Frederick Hayes exhibitions include The Addison Gallery of American Art in Massachusetts; Yerba Buena Center for the Arts in San Francisco; The New Museum; SFMOMA, and The Studio Museum in Harlem. Hayes received the Richard C. Diebenkorn Teaching Fellowship at the San Francisco Art Institute , the Pollock-Krasner Foundation Grant and the Eureka Fellowship.
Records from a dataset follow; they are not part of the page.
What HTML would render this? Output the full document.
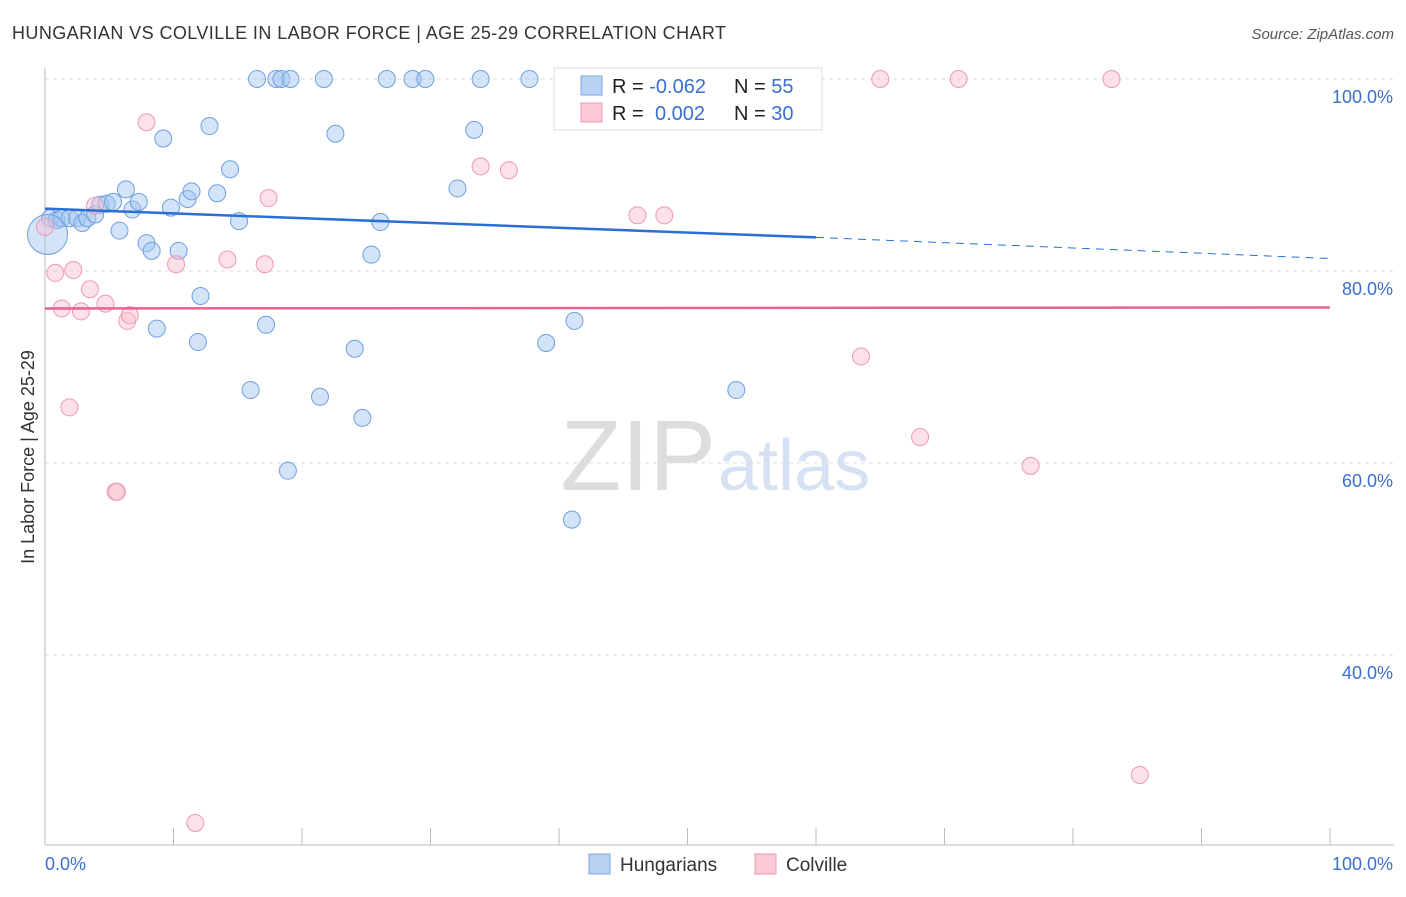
<!DOCTYPE html>
<html><head><meta charset="utf-8"><style>
body{margin:0;background:#fff;font-family:"Liberation Sans",sans-serif;}
svg text{font-family:"Liberation Sans",sans-serif;}
</style></head><body>
<svg id="chart" width="1406" height="892">
<text x="12" y="39" font-size="18" fill="#333" textLength="714">HUNGARIAN VS COLVILLE IN LABOR FORCE | AGE 25-29 CORRELATION CHART</text>
<text x="1394" y="39" font-size="15" fill="#555" font-style="italic" text-anchor="end">Source: ZipAtlas.com</text>
<text x="716" y="490" font-size="100" fill="#ddd" text-anchor="end" font-family="Liberation Serif">ZIP</text>
<text x="718" y="490" font-size="72" fill="#d6e2f3">atlas</text>
<g id="grid"></g><g id="axes"></g><g id="pts"></g><g id="trend"></g>
<text transform="translate(34,457) rotate(-90)" font-size="18" fill="#333" text-anchor="middle">In Labor Force | Age 25-29</text>
<g>
<rect x="554" y="68" width="268" height="62" fill="#fff" stroke="#ddd"/>
<rect x="581" y="76" width="21" height="19" fill="#b9d1f3" stroke="#7ea6e0"/>
<rect x="581" y="103" width="21" height="19" fill="#fbc8d6" stroke="#ec9ab2"/>
<text x="612" y="93" font-size="20" fill="#222">R = <tspan fill="#3a6fd0">-0.062</tspan></text>
<text x="734" y="93" font-size="20" fill="#222">N = <tspan fill="#3a6fd0">55</tspan></text>
<text x="612" y="120" font-size="20" fill="#222">R =  <tspan fill="#3a6fd0" x="655">0.002</tspan></text>
<text x="734" y="120" font-size="20" fill="#222">N = <tspan fill="#3a6fd0">30</tspan></text>
</g>
<g>
<rect x="589" y="854" width="21" height="20" fill="#b9d1f3" stroke="#7ea6e0"/>
<text x="620" y="871" font-size="19" fill="#333">Hungarians</text>
<rect x="755" y="854" width="21" height="20" fill="#fbc8d6" stroke="#ec9ab2"/>
<text x="786" y="871" font-size="19" fill="#333">Colville</text>
</g>
</svg>
<script>
const yTicks=[100,80,60,40];
const yTickLabels=["100.0%","80.0%","60.0%","40.0%"];
const xTickLabels=["0.0%","100.0%"];
const blueX=[0.4,0.9,1.3,1.9,2.5,2.9,3.3,3.9,4.3,4.8,5.3,5.8,6.3,6.8,7.3,7.9,8.3,8.7,9.2,9.8,10.4,11.1,11.4,11.9,12.1,12.8,13.4,14.4,15.1,16,16.5,18,18.4,19.1,17.2,18.9,21.4,21.7,22.6,24.1,24.7,25.4,26.1,26.6,28.6,29.6,32.1,33.4,33.9,37.7,39,41,41.2,51,53.8,0.2];
const blueY=[85.5,85.3,85.5,85.5,85.5,85,85.5,85.9,86.9,87,87.2,84.2,88.5,86.4,87.2,82.9,82.1,74,93.8,86.6,82.1,87.5,88.3,72.6,77.4,95.1,88.1,90.6,85.2,67.6,100,100,100,100,74.4,59.2,66.9,100,94.3,71.9,64.7,81.7,85.1,100,100,100,88.6,94.7,100,100,72.5,54.1,74.8,99.7,67.6,83.8];
const pinkX=[7.9,0.8,2.2,1.3,2.8,3.5,4.7,6.4,6.6,1.9,5.5,5.6,3.9,10.2,14.2,17.1,17.4,11.7,33.9,36.1,46.1,48.2,63.5,65,68.1,71.1,76.7,83,85.2,0];
const pinkY=[95.5,79.8,80.1,76.1,75.8,78.1,76.6,74.8,75.4,65.8,57,57,86.8,80.7,81.2,80.7,87.6,22.5,90.9,90.5,85.8,85.8,71.1,100,62.7,100,59.7,100,27.5,84.6];
const blueTrend=[[0,86.5],[60,83.5],[100,81.3]];
const pinkTrend=[[0,76.1],[100,76.2]];
const NS="http://www.w3.org/2000/svg";
const X=v=>45+v*12.85, Y=v=>79+(100-v)*9.6;
function mk(t,a,p){const e=document.createElementNS(NS,t);for(const k in a)e.setAttribute(k,a[k]);document.getElementById(p).appendChild(e);return e;}
yTicks.forEach((t,i)=>{
 const g=mk('line',{x1:45,x2:1394,y1:Y(t),y2:Y(t),stroke:'#ddd','stroke-dasharray':'4,4'},'grid');
 
 
 const l=mk('text',{x:1393,y:Y(t)+24,'font-size':18,fill:'#3a6fd0','text-anchor':'end'},'axes');l.textContent=yTickLabels[i];
 
 
});
const ax=mk('line',{x1:45,x2:45,y1:68,y2:845,stroke:'#bbb'},'axes');


const bx=mk('line',{x1:45,x2:1394,y1:845,y2:845,stroke:'#bbb'},'axes');


for(let i=0;i<=10;i++){const t=mk('line',{x1:X(i*10),x2:X(i*10),y1:828,y2:845,stroke:'#bbb'},'axes');
 
 }
[[0,'start',45],[100,'end',1393]].forEach((d,i)=>{const l=mk('text',{x:d[2],y:870,'font-size':18,fill:'#3a6fd0','text-anchor':d[1]},'axes');l.textContent=xTickLabels[i];
 
 });
blueX.forEach((x,i)=>{const c=mk('circle',{cx:X(x),cy:Y(blueY[i]),r:i==blueX.length-1?20:8.5,fill:'rgba(160,195,240,0.45)',stroke:'#6f9fe0','stroke-width':1},'pts');
 
 });
pinkX.forEach((x,i)=>{const c=mk('circle',{cx:X(x),cy:Y(pinkY[i]),r:8.5,fill:'rgba(248,190,205,0.45)',stroke:'#ec9ab2','stroke-width':1},'pts');
 
 });
const b1=mk('line',{x1:X(blueTrend[0][0]),y1:Y(blueTrend[0][1]),x2:X(blueTrend[1][0]),y2:Y(blueTrend[1][1]),stroke:'#2a6fd6','stroke-width':2.5},'trend');


const b2=mk('line',{x1:X(blueTrend[1][0]),y1:Y(blueTrend[1][1]),x2:X(blueTrend[2][0]),y2:Y(blueTrend[2][1]),stroke:'#2a6fd6','stroke-width':1,'stroke-dasharray':'8,6'},'trend');


const p1=mk('line',{x1:X(pinkTrend[0][0]),y1:Y(pinkTrend[0][1]),x2:X(pinkTrend[1][0]),y2:Y(pinkTrend[1][1]),stroke:'#e8628e','stroke-width':2.5},'trend');


</script>
</body></html>
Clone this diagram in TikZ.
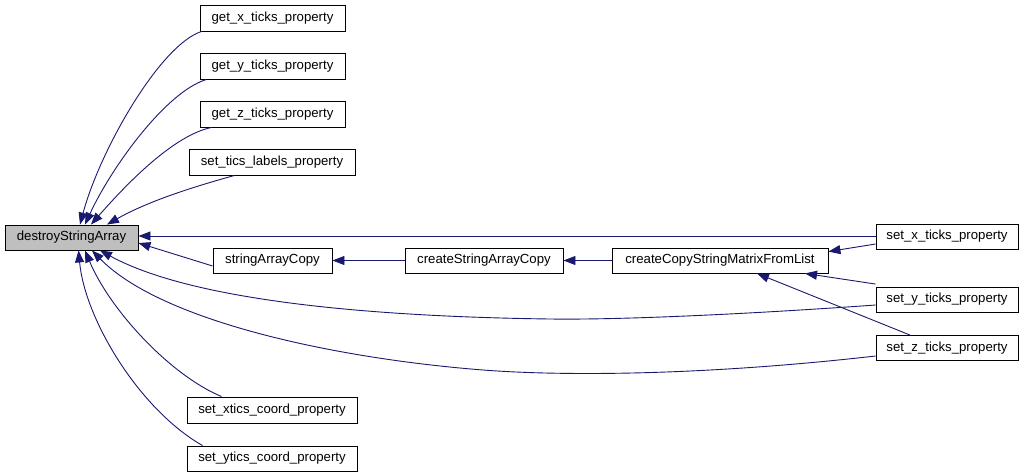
\documentclass[tikz,border=0pt]{standalone}
\usepackage{fontspec}
\setmainfont{Liberation Sans}
\usetikzlibrary{arrows.meta}
\definecolor{edgeblue}{HTML}{191970}
\definecolor{hilite}{HTML}{BFBFBF}
\begin{document}
\begin{tikzpicture}[x=1pt,y=-1pt,
  fn/.style={draw=black, line width=0.9pt, fill=white, inner sep=0pt,
    minimum height=25pt, font=\fontsize{13.2}{15}\selectfont, anchor=center},
  edge/.style={draw=edgeblue, line width=0.9pt,
    -{Triangle[length=12pt,width=9pt]}}]
\useasboundingbox[fill=white] (0,0) rectangle (1026,474);
% nodes
\node[fn, fill=hilite, minimum width=133pt] (dsa) at (71.5,237.5) {destroyStringArray};
\node[fn, minimum width=145pt, minimum height=26pt] (gx) at (272.5,18) {get\_x\_ticks\_property};
\node[fn, minimum width=145pt, minimum height=26pt] (gy) at (272.5,66) {get\_y\_ticks\_property};
\node[fn, minimum width=145pt, minimum height=26pt] (gz) at (272.5,114) {get\_z\_ticks\_property};
\node[fn, minimum width=166pt, minimum height=26pt] (stl) at (272,162) {set\_tics\_labels\_property};
\node[fn, minimum width=119pt] (sac) at (272.5,260.5) {stringArrayCopy};
\node[fn, minimum width=158pt] (csac) at (484,260.5) {createStringArrayCopy};
\node[fn, minimum width=216pt] (ccsm) at (720,260.5) {createCopyStringMatrixFromList};
\node[fn, minimum width=142pt] (sx) at (947,236.5) {set\_x\_ticks\_property};
\node[fn, minimum width=142pt] (sy) at (947,299.5) {set\_y\_ticks\_property};
\node[fn, minimum width=142pt] (sz) at (947,348) {set\_z\_ticks\_property};
\node[fn, minimum width=170pt, minimum height=26pt] (sxc) at (272,410) {set\_xtics\_coord\_property};
\node[fn, minimum width=170pt] (syc) at (272,458.5) {set\_ytics\_coord\_property};
% edges to destroyStringArray (top)
\draw[edge] ([xshift=2pt]gx.south west) .. controls (160,45) and (100,150) .. ([xshift=8.5pt]dsa.north);
\draw[edge] ([xshift=7pt]gy.south west) .. controls (165,92) and (110,170) .. ([xshift=13.5pt]dsa.north);
\draw[edge] ([xshift=12pt]gz.south west) .. controls (175,135) and (130,180) .. ([xshift=19.5pt]dsa.north);
\draw[edge] ([xshift=46pt]stl.south west) .. controls (200,185) and (150,200) .. ([xshift=35.5pt]dsa.north);
% horizontal edges
\draw[edge] ([yshift=0.5pt]sx.west) -- ([yshift=1.5pt]dsa.east);
\draw[edge] ([yshift=-5.5pt]sac.west) -- ([yshift=-5.5pt]dsa.east);
\draw[edge] (csac.west) -- (sac.east);
\draw[edge] (ccsm.west) -- (csac.east);
\draw[edge] ([yshift=-7.5pt]sx.west) -- ([yshift=-4pt]ccsm.north east);
\draw[edge] ([yshift=2.5pt]sy.north west) -- ([xshift=85pt]ccsm.south);
\draw[edge] ([xshift=-37pt]sz.north) -- ([xshift=37pt]ccsm.south);
% curved edges to destroyStringArray (bottom)
\draw[edge] ([yshift=-5.5pt]sy.west) .. controls (750,314) and (620,320) .. (550,319)
  .. controls (400,317) and (200,305) .. ([xshift=28.5pt]dsa.south);
\draw[edge] ([yshift=-8pt]sz.west) .. controls (700,376) and (560,376) .. (483,370)
  .. controls (330,358) and (160,320) .. ([xshift=20.5pt]dsa.south);
\draw[edge] ([xshift=35pt]sxc.north west) .. controls (170,375) and (110,310) .. ([xshift=13.5pt]dsa.south);
\draw[edge] ([xshift=16pt]syc.north west) .. controls (140,410) and (85,320) .. ([xshift=7pt]dsa.south);
\end{tikzpicture}
\end{document}
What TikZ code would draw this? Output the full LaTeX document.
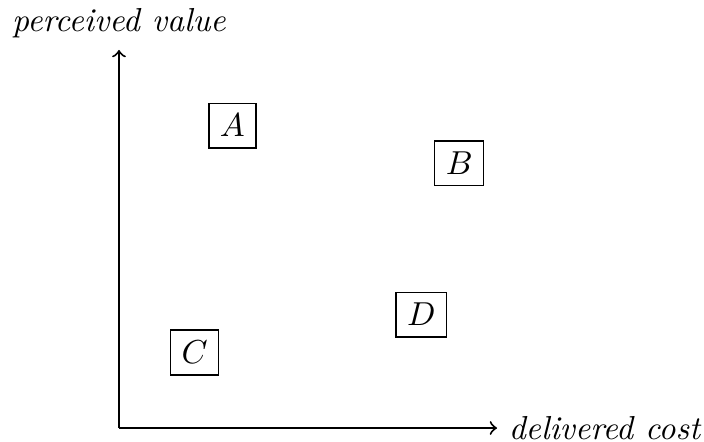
\documentclass[tikz,border=0pt]{standalone}
\usetikzlibrary{positioning}

\begin{document}
\begin{tikzpicture}[
    axis/.style={draw, ->, semithick},
    option/.style={rectangle, draw}
]
    \useasboundingbox (-1.259,-0.138) rectangle (6.19,4.529);

    % Axes
    \coordinate (origin) at (0,0);
    \node [above] (value) at (0,4) {\textit{perceived value}};
    \node [right] (cost) at (4,0) {\textit{delivered cost}};
    \path [axis] (origin) -- (value.south);
    \path [axis] (origin) -- (cost.west);

    % Options
    \node [option] (a) at (1.2,3.2) {$A$};
    \node [option] (b) at (3.6,2.8) {$B$};
    \node [option] (c) at (0.8,0.8) {$C$};
    \node [option] (d) at (3.2,1.2) {$D$};

\end{tikzpicture}
\end{document}
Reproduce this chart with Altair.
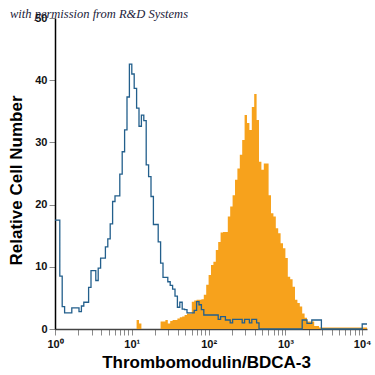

Weston Teruya presents The Future Needs New Plans, a series of talismanic paper sculptures honoring the community histories and spaces that surround and intersect his life and work. Each piece weaves together found paper materials marked with traces of their past uses, prints of archival photographs, and cut paper imagery. The objects and the accreted layers of material reference historic sociopolitical movements, moments of cross cultural solidarity, and current community struggles (including moments where past coalitions have faltered). These are wayfinding devices of a sort, objects that focus and call upon the intersection of geographic space and collective action; that look to the past to move us forward. The paper sculptures in this exhibition were created as a Fellowship artist-in-residence at Kala Art Institute and in residency at Ox-Bow School of Art & Artists’ Residency in Saugatuck, Michigan.
Teruya’s installations have focused on a variety of geographic locations including Southeastern Los Angeles County where a medical facility, public golf course, and juvenile detention facility intersect and overlap, exacerbating tension and despair in a juvenile population . He also worked with Palo Alto community residents and City Planning Department members to create an interpretation of their city in foamcore and paper. He imagined how a shared space can be created amongst a dislocated community—looking particularly at people from Hawai’i living throughout the continental US. For his Artadia exhibition in New York he explored stories from New York City firefighters–particularly women of color in the department. Through his artists residency at Mills College in Oakland, CA, Teruya centered on a series of sculptural exchanges with businesses and storefront organizations in the 25th and Telegraph neighborhood of Oakland, as a means of investing and highlighting local skills and knowledge. At San Francisco Recology Residency he mined the refuse of business, government and people, creating an installation of recast documents, left artifacts as totems and symbolic mementos of loss, transition and hope.
Weston Teruya, born in 1977 and raised in Honolulu, Hawai‘i resides in the San Francisco Bay Area. Recent grants include Creative Work Fund 2016; deYoung Museum Artist Studio Program Artist-in-Residence 2017; Kala Fellowship 2016; Irvine Fellow at the Lucas Artist Residency of the Montalvo Arts Center; 2014 Investing in Artists grant from the Center for Cultural Innovation; 2009 Artadia grant. Teruya recently launched his podcast Un-Making, hosted by Art Practical. We’ve linked to his podcast on Teruya’s artist page.